Be A Market Participant, Not A Market Beater
Many people have this idea that when they buy company shares, they have to somehow figure out a way to beat the market in the process, buying and selling at the opportune moment. Unfortunately, investors who behave like this often end up losing since the big players have more data and faster reactions when prices change. According to Michael Kitches, a financial planning blogger, hardly anybody goes through a bull or bear market and comes out the other side better off than if they’d just stuck with an index fund.
Invest In A Broad And Diversified ETF Portfolio
ETFs or exchange-traded funds are a way to keep your investing costs low. With most investments, the small fees charged by money managers can quickly add up and eat into your overall pot of wealth, especially for things like 401(k)s.
This is why going with ETFs and index funds is such a good idea for risk-averse investors. The costs are low, and the risks are even lower. With indexed funds and ETFs, you’re not at risk of one particular company in a sector going bankrupt. Instead, the money you collect is a rising tide across an entire industry.

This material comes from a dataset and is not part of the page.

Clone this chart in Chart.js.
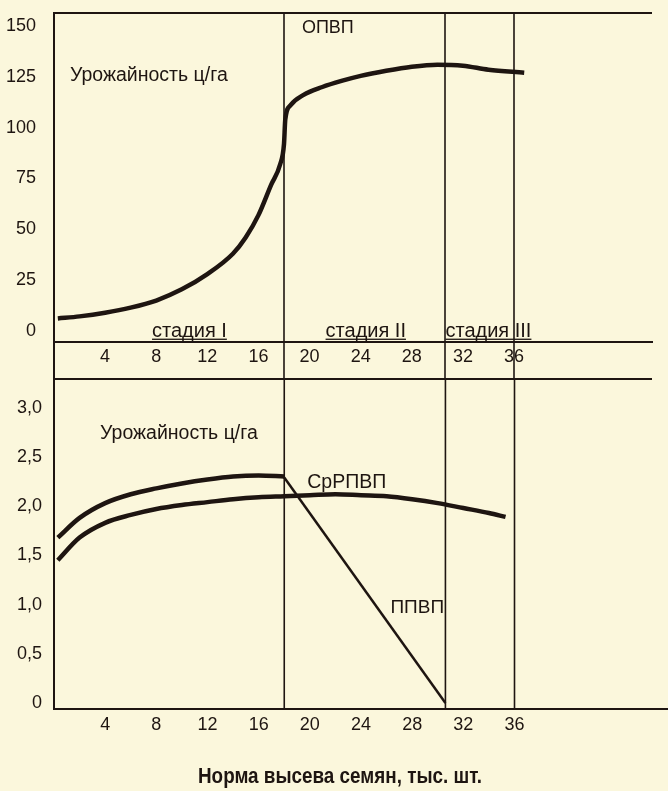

If You Want To Invest In Stocks, Allocate A Small Proportion Of Your Portfolio
There’s nothing wrong with investing in stocks in principle. You’ll get a higher return, but you’ll also have to accept a higher risk. The best thing to do, once you’ve got a little nest egg established, is to go to your financial planner and find out the next set of moves that are in your financial interest.
Kitches says that if you want to try your hand at stock investing, you should do so with a portion of your portfolio and have fun with it. There’s a chance you’ll make out with a lot of money, but there’s also a chance that you’ll end up losing money if company profitability tanks.